A few years ago, country singer Kenny Chesney topped the charts with a song entitled, “The Good Stuff.” It was a reference to going into a bar one time and telling the bartender he wanted the “good stuff.” The wise bartender told him, “If you want the good stuff, you can’t buy it here.” He eluded to the fact that good things are the wonderful things in life that are the most precious. The song tells of young love that grows special over the years and how we should value what is most important.
It was late one summer night outside Burleson, Texas. I had just stopped at my fiancé’s home she shared with two friends just prior to us getting married. It had been a long day. I was the news director of a little radio station KPAR in Granbury, Texas and my days always started early 5 am. It seemed I never could spend enough time with the girl I was going to marry within a few short weeks. As we said our goodnights, she kissed me for luck and I hopped in my Caprice Classic Coupe to head back to my apartment in Keene.
Tonight was no different; I was tired. In fact as my mother used to say, “If my fanny were metal, you could see sparks when I walked” it was dragging. The prairie roads were long and straight and during the daylight hours you could see miles ahead of you with no difficulty. It may have been because the roads were so familiar or maybe I just wanted to get home to my bed; but I was driving far too fast. As I was traveling at 70 miles per hour, a reflection, almost imperceptible could be seen in the road. It looked like it was a pair of eyes belonging to a small animal. I knew it couldn’t be a deer, so I decided to slow down anyway less I splat a cat on my newly washed car.

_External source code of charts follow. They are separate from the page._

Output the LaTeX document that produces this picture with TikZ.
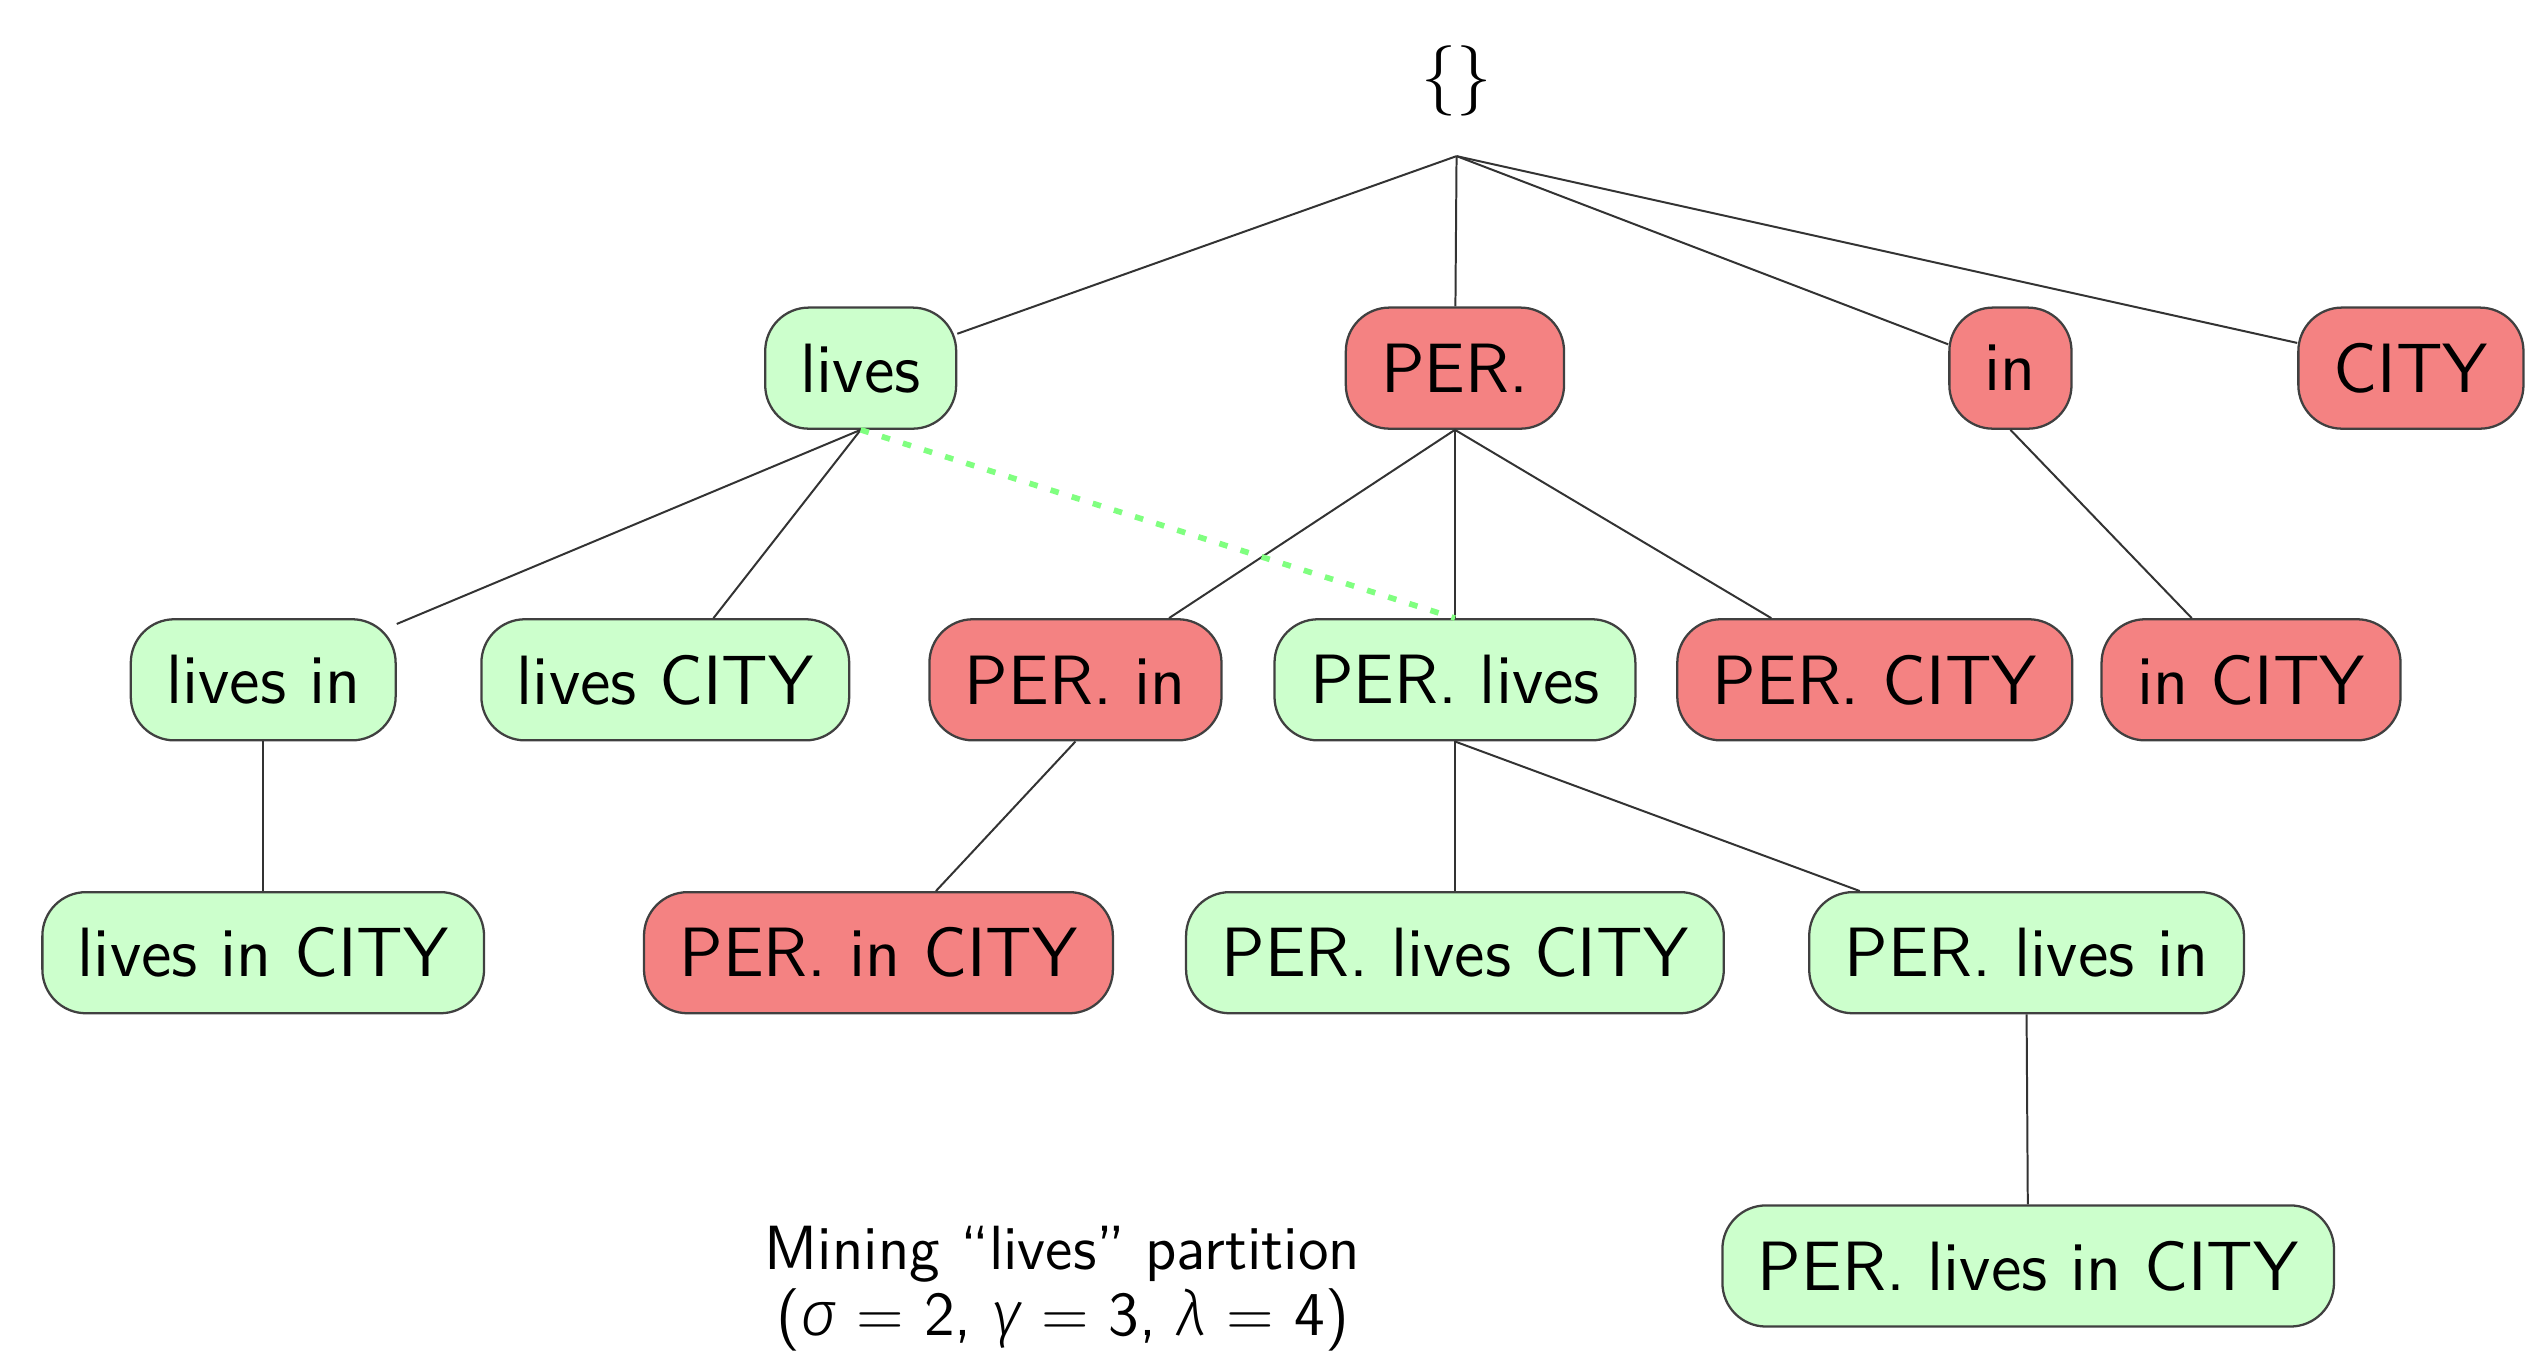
\documentclass[tikz,border=0pt]{standalone}
\usepackage{fontspec}
\renewcommand{\familydefault}{\sfdefault}
\newfontfamily\greekit{Fira Sans Light}[ItalicFont=* Italic]
\newcommand{\gk}[1]{{\greekit\itshape #1}}
\definecolor{freqgreen}{RGB}{204,255,204}
\definecolor{infreqred}{RGB}{244,130,130}
\definecolor{linkgreen}{RGB}{128,255,128}
\tikzset{
  seq/.style={draw=black!75, line width=0.4pt, rounded corners=0.27cm,
    minimum height=0.75cm, inner xsep=0.22cm, inner ysep=0pt,
    font=\fontsize{12.3}{15}\selectfont},
  freq/.style={seq, fill=freqgreen},
  infreq/.style={seq, fill=infreqred},
  tedge/.style={draw=black!80, line width=0.35pt}
}

\begin{document}
\begin{tikzpicture}
\useasboundingbox (0,0) rectangle (15.68,8.41);
\node[minimum height=0.92cm, inner sep=0pt, font=\fontsize{12.4}{15}\selectfont] (root) at (9.02,7.91) {\{\}};
\node[freq] (lives) at (5.33,6.13) {lives};
\node[infreq] (per) at (9.01,6.13) {PER.};
\node[infreq] (in) at (12.45,6.13) {in};
\node[infreq] (city) at (14.93,6.13) {CITY};
\node[freq] (livesin) at (1.63,4.20) {lives in};
\node[freq] (livescity) at (4.12,4.20) {lives CITY};
\node[infreq] (perin) at (6.66,4.20) {PER. in};
\node[freq] (perlives) at (9.01,4.20) {PER. lives};
\node[infreq] (percity) at (11.61,4.20) {PER. CITY};
\node[infreq] (incity) at (13.94,4.20) {in CITY};
\node[freq] (livesincity) at (1.63,2.51) {lives in CITY};
\node[infreq] (perincity) at (5.44,2.51) {PER. in CITY};
\node[freq] (perlivescity) at (9.01,2.51) {PER. lives CITY};
\node[freq] (perlivesin) at (12.55,2.51) {PER. lives in};
\node[freq] (perlivesincity) at (12.56,0.57) {PER. lives in CITY};
\node[align=center, font=\fontsize{11}{11.6}\selectfont] (caption) at (6.58,0.43)
  {Mining “lives” partition\\(\gk{σ} = 2, \gk{γ} = 3, \gk{λ} = 4)};

\foreach \c in {lives,per,in,city}
  \draw[tedge] (root.south) -- (\c);
\foreach \p/\c in {lives/livesin, lives/livescity, per/perin, per/perlives, per/percity,
    in/incity, livesin/livesincity, perin/perincity, perlives/perlivescity,
    perlives/perlivesin, perlivesin/perlivesincity}
  \draw[tedge] (\p.south) -- (\c);
\draw[linkgreen, line width=1pt, dash pattern=on 1.5pt off 2.4pt] (lives.south) -- (perlives.north);
\end{tikzpicture}
\end{document}
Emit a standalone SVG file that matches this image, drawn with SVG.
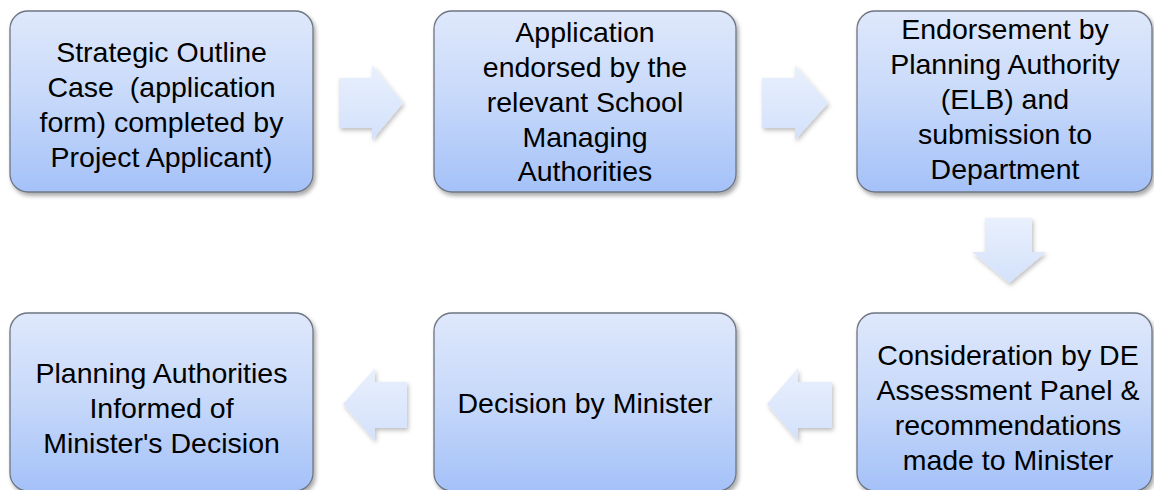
<svg xmlns="http://www.w3.org/2000/svg" width="1154" height="490" viewBox="0 0 1154 490">
  <defs>
    <linearGradient id="boxGrad" x1="0" y1="0" x2="0" y2="1">
      <stop offset="0" stop-color="#dfe8fb"/>
      <stop offset="0.5" stop-color="#c6d8fa"/>
      <stop offset="1" stop-color="#a4c1f8"/>
    </linearGradient>
    <linearGradient id="arrowGrad" x1="0" y1="0" x2="0" y2="1">
      <stop offset="0" stop-color="#e9f0fd"/>
      <stop offset="1" stop-color="#d3e1fb"/>
    </linearGradient>
    <filter id="boxShadow" x="-10%" y="-10%" width="125%" height="125%">
      <feDropShadow dx="2" dy="3" stdDeviation="2" flood-color="#000" flood-opacity="0.35"/>
    </filter>
    <filter id="arrowShadow" x="-20%" y="-20%" width="150%" height="150%">
      <feDropShadow dx="1.5" dy="2.5" stdDeviation="2" flood-color="#000" flood-opacity="0.25"/>
    </filter>
  </defs>
  <style>
    .box { fill: url(#boxGrad); stroke: #6e7582; stroke-width: 1.3; filter: url(#boxShadow); }
    .arrow { fill: url(#arrowGrad); stroke: none; filter: url(#arrowShadow); }
    .lbl { font-family: "Liberation Sans", Arial, sans-serif; font-size: 28.5px; fill: #000; text-anchor: middle; }
  </style>
  <rect width="1154" height="490" fill="#ffffff"/>

  <g id="connectors">
    <polygon class="arrow" points="339,78 372,78 372,65 403,103 372,140 372,128 339,128"/>
    <polygon class="arrow" points="762,78 795,78 795,65 828,103 795,140 795,128 762,128"/>
    <polygon class="arrow" points="985,218 1032,218 1032,252 1046,252 1009,283 972,252 985,252"/>
    <polygon class="arrow" points="832,382 798,382 798,368 767,404 798,441 798,428 832,428"/>
    <polygon class="arrow" points="407,382 375,382 375,368 343,404 375,441 375,428 407,428"/>
  </g>

  <g id="node1">
    <rect class="box" x="10" y="11" width="303" height="181" rx="18"/>
    <text class="lbl" x="161.5" y="62">Strategic Outline</text>
    <text class="lbl" x="161.5" y="97" xml:space="preserve">Case  (application</text>
    <text class="lbl" x="161.5" y="132">form) completed by</text>
    <text class="lbl" x="161.5" y="167">Project Applicant)</text>
  </g>

  <g id="node2">
    <rect class="box" x="434" y="11" width="302" height="181" rx="18"/>
    <text class="lbl" x="585" y="42">Application</text>
    <text class="lbl" x="585" y="77">endorsed by the</text>
    <text class="lbl" x="585" y="112">relevant School</text>
    <text class="lbl" x="585" y="147">Managing</text>
    <text class="lbl" x="585" y="181">Authorities</text>
  </g>

  <g id="node3">
    <rect class="box" x="857" y="11" width="295" height="181" rx="18"/>
    <text class="lbl" x="1005" y="39">Endorsement by</text>
    <text class="lbl" x="1005" y="74">Planning Authority</text>
    <text class="lbl" x="1005" y="109">(ELB) and</text>
    <text class="lbl" x="1005" y="144">submission to</text>
    <text class="lbl" x="1005" y="179">Department</text>
  </g>

  <g id="node4">
    <rect class="box" x="857" y="313" width="295" height="178" rx="18"/>
    <text class="lbl" x="1008" y="365">Consideration by DE</text>
    <text class="lbl" x="1008" y="400">Assessment Panel &amp;</text>
    <text class="lbl" x="1008" y="435">recommendations</text>
    <text class="lbl" x="1008" y="470">made to Minister</text>
  </g>

  <g id="node5">
    <rect class="box" x="434" y="313" width="302" height="178" rx="18"/>
    <text class="lbl" x="585" y="413">Decision by Minister</text>
  </g>

  <g id="node6">
    <rect class="box" x="10" y="313" width="303" height="178" rx="18"/>
    <text class="lbl" x="161.5" y="383">Planning Authorities</text>
    <text class="lbl" x="161.5" y="418">Informed of</text>
    <text class="lbl" x="161.5" y="453">Minister's Decision</text>
  </g>
</svg>
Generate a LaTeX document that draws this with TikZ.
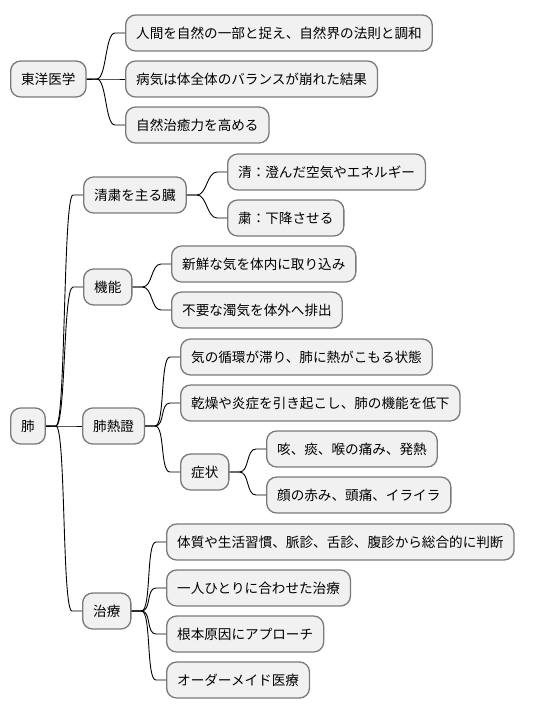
\documentclass[tikz,border=0pt]{standalone}
\usepackage{fontspec}
\usepackage{tikz}
\setmainfont{Noto Sans CJK JP}

\definecolor{boxfill}{HTML}{F1F1F1}
\definecolor{boxline}{HTML}{7A7A7A}

\begin{document}
\begin{tikzpicture}[x=1pt,y=-1pt]
	\tikzstyle{box}=[draw=boxline, fill=boxfill, line width=1.3pt, rounded corners=10pt, inner xsep=10.5pt, inner ysep=0pt, minimum height=36pt, anchor=west, font=\fontsize{13.6}{16}\selectfont]
	\tikzstyle{link}=[black, line width=0.9pt]
	\useasboundingbox (0,0) rectangle (538,715);
	\node [box] (toyo) at (10,79) {東洋医学};
	\node [box] (ningen) at (125,33) {人間を自然の一部と捉え、自然界の法則と調和};
	\node [box] (byoki) at (125,79) {病気は体全体のバランスが崩れた結果};
	\node [box] (chiyu) at (125,125) {自然治癒力を高める};
	\node [box] (hai) at (10,426) {肺};
	\node [box] (seishuku) at (83,195) {清粛を主る臓};
	\node [box] (sei) at (227,172) {清：澄んだ空気やエネルギー};
	\node [box] (shuku) at (227,218) {粛：下降させる};
	\node [box] (kino) at (83,287) {機能};
	\node [box] (torikomi) at (171,264) {新鮮な気を体内に取り込み};
	\node [box] (haishutsu) at (171,310) {不要な濁気を体外へ排出};
	\node [box] (hainetsu) at (82,426) {肺熱證};
	\node [box] (junkan) at (180,357) {気の循環が滞り、肺に熱がこもる状態};
	\node [box] (kanso) at (180,403) {乾燥や炎症を引き起こし、肺の機能を低下};
	\node [box] (shojo) at (180,472) {症状};
	\node [box] (seki) at (266,449) {咳、痰、喉の痛み、発熱};
	\node [box] (kao) at (266,495) {顔の赤み、頭痛、イライラ};
	\node [box] (chiryo) at (82,611) {治療};
	\node [box] (taishitsu) at (166,542) {体質や生活習慣、脈診、舌診、腹診から総合的に判断};
	\node [box] (hitori) at (166,588) {一人ひとりに合わせた治療};
	\node [box] (konpon) at (166,634) {根本原因にアプローチ};
	\node [box] (order) at (166,680) {オーダーメイド医療};
	\draw [link] (toyo.east) -- ++(10,0) .. controls +(10,0) and +(-10,0) .. ([xshift=-10pt]ningen.west) -- (ningen.west);
	\draw [link] (toyo.east) -- ++(10,0) .. controls +(10,0) and +(-10,0) .. ([xshift=-10pt]byoki.west) -- (byoki.west);
	\draw [link] (toyo.east) -- ++(10,0) .. controls +(10,0) and +(-10,0) .. ([xshift=-10pt]chiyu.west) -- (chiyu.west);
	\draw [link] (hai.east) -- ++(10,0) .. controls +(10,0) and +(-10,0) .. ([xshift=-10pt]seishuku.west) -- (seishuku.west);
	\draw [link] (hai.east) -- ++(10,0) .. controls +(10,0) and +(-10,0) .. ([xshift=-10pt]kino.west) -- (kino.west);
	\draw [link] (hai.east) -- ++(10,0) .. controls +(10,0) and +(-10,0) .. ([xshift=-10pt]hainetsu.west) -- (hainetsu.west);
	\draw [link] (hai.east) -- ++(10,0) .. controls +(10,0) and +(-10,0) .. ([xshift=-10pt]chiryo.west) -- (chiryo.west);
	\draw [link] (seishuku.east) -- ++(10,0) .. controls +(10,0) and +(-10,0) .. ([xshift=-10pt]sei.west) -- (sei.west);
	\draw [link] (seishuku.east) -- ++(10,0) .. controls +(10,0) and +(-10,0) .. ([xshift=-10pt]shuku.west) -- (shuku.west);
	\draw [link] (kino.east) -- ++(10,0) .. controls +(10,0) and +(-10,0) .. ([xshift=-10pt]torikomi.west) -- (torikomi.west);
	\draw [link] (kino.east) -- ++(10,0) .. controls +(10,0) and +(-10,0) .. ([xshift=-10pt]haishutsu.west) -- (haishutsu.west);
	\draw [link] (hainetsu.east) -- ++(10,0) .. controls +(10,0) and +(-10,0) .. ([xshift=-10pt]junkan.west) -- (junkan.west);
	\draw [link] (hainetsu.east) -- ++(10,0) .. controls +(10,0) and +(-10,0) .. ([xshift=-10pt]kanso.west) -- (kanso.west);
	\draw [link] (hainetsu.east) -- ++(10,0) .. controls +(10,0) and +(-10,0) .. ([xshift=-10pt]shojo.west) -- (shojo.west);
	\draw [link] (shojo.east) -- ++(10,0) .. controls +(10,0) and +(-10,0) .. ([xshift=-10pt]seki.west) -- (seki.west);
	\draw [link] (shojo.east) -- ++(10,0) .. controls +(10,0) and +(-10,0) .. ([xshift=-10pt]kao.west) -- (kao.west);
	\draw [link] (chiryo.east) -- ++(10,0) .. controls +(10,0) and +(-10,0) .. ([xshift=-10pt]taishitsu.west) -- (taishitsu.west);
	\draw [link] (chiryo.east) -- ++(10,0) .. controls +(10,0) and +(-10,0) .. ([xshift=-10pt]hitori.west) -- (hitori.west);
	\draw [link] (chiryo.east) -- ++(10,0) .. controls +(10,0) and +(-10,0) .. ([xshift=-10pt]konpon.west) -- (konpon.west);
	\draw [link] (chiryo.east) -- ++(10,0) .. controls +(10,0) and +(-10,0) .. ([xshift=-10pt]order.west) -- (order.west);
\end{tikzpicture}
\end{document}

What started out as a slight slowdown, turned into skidding tires and extreme heart palpitations. The minute reflection I now gazed upon was NOT a small cat, nor was it an animal of any kind. It was a reckless farmer backing up a two ton flat bed truck in the middle of the road; he was doing it without lights. He must have missed his turn. Anger bubbled up inside me as I witnessed this hapless no common sense driver backing up with nary a light or reflector on the truck. The truck was black and every reflector was missing or broken save a small partial piece hanging on by it’s last screw. It was this broken piece the size of a half dollar, that saved my life in a split second. My focus shifted at that very moment on what could have been. That little piece of red, was the sole reason I was later able to walk down the aisle six weeks later to marry my sweetheart.
When you hear me talking about God’s interventions in my life, you will be enlightened. When I talk about my life and the “good stuff”, you’ll now understand better why I refer to it as a reflection.